Contributions and gifts Year to petitioner Grants Percentage
1973 .$3,449.45 $1,190.00 34.5
1974 . 73,521.47 18,088.72 24.6
1975 ....53,580.74 7,799.74 14.5
Total . 130,551.66 27,078.46 20.74

These facts demonstrate that petitioner’s grant program constitutes nonexempt activities which are more than incidental or a “slight and comparatively unimportant deviation from the narrow furrow of tax approved activity.” St. Louis Union Trust Co., supra at 432-433. Accordingly, we find that petitioner has failed to establish that the grants made during 1973, 1974, and 1975 constituted an exempt activity and further that such activity was more than incidental to its overall purpose, i.e., religious. We hasten to point out that while the facts in the instant case merit a denial of exempt status to petitioner, we do not set forth a percentage test which can be relied upon for future reference with respect to nonexempt activities of an organization. Each case must be decided upon its own unique facts and circumstances.

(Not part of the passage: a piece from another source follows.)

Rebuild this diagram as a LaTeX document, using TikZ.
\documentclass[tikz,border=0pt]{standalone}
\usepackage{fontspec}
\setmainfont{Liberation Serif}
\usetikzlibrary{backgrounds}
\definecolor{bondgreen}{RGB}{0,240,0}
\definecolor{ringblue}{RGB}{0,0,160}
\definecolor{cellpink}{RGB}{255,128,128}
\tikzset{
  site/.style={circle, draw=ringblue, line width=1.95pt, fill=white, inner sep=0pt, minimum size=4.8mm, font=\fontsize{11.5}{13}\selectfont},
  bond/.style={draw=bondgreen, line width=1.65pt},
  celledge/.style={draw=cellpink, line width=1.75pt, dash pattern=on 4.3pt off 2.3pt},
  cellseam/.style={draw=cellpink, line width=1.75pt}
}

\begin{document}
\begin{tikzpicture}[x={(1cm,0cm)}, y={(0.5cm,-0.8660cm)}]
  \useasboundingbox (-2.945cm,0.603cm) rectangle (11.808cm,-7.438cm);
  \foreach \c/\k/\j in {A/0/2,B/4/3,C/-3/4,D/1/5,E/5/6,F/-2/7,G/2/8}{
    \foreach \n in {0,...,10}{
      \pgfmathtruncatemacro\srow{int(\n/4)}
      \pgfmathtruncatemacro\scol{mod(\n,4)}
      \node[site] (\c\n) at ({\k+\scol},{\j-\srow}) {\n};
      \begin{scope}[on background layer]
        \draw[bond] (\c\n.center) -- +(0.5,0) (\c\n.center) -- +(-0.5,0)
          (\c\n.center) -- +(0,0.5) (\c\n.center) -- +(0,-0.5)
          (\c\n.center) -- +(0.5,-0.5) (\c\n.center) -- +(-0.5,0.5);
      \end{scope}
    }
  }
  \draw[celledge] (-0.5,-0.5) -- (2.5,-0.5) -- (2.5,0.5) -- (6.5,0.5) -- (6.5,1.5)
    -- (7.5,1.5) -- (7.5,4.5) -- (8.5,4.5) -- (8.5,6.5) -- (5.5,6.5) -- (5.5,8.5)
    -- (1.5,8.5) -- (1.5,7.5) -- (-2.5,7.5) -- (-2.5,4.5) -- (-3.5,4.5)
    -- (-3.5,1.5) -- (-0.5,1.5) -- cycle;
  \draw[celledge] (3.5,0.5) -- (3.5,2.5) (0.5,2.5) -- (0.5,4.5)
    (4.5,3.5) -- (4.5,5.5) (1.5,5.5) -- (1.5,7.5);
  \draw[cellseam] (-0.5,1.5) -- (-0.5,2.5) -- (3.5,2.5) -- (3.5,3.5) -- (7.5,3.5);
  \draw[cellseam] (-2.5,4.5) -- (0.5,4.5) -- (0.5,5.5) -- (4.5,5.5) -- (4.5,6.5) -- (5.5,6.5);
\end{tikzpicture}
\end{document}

We need not address ourselves to respondent’s position which relates to petitioner’s “net earnings” inuring to the benefit of petitioner’s officers because a favorable finding for petitioner would not change the result of our holding. Therefore, respondent’s determination that petitioner be denied exempt status is sustained.

Our holding does not preclude petitioner from filing a new application which includes the criteria allegedly established following respondent’s final determination. See Houston Lawyer Referral Service v. Commissioner, 69 T.C. 570, 577-578 (1978).

An appropriate order will be entered.

All section references are to the Internal Revenue Code of 1954, as amended.

Sec. 1.501(a)-l(e), Income Tax Regs., provides:

“‘Private shareholder err individ/mV defined. The words ’private shareholder or individual’ in section 501 refer to persons having a personal and private interest in the activities of the organization.”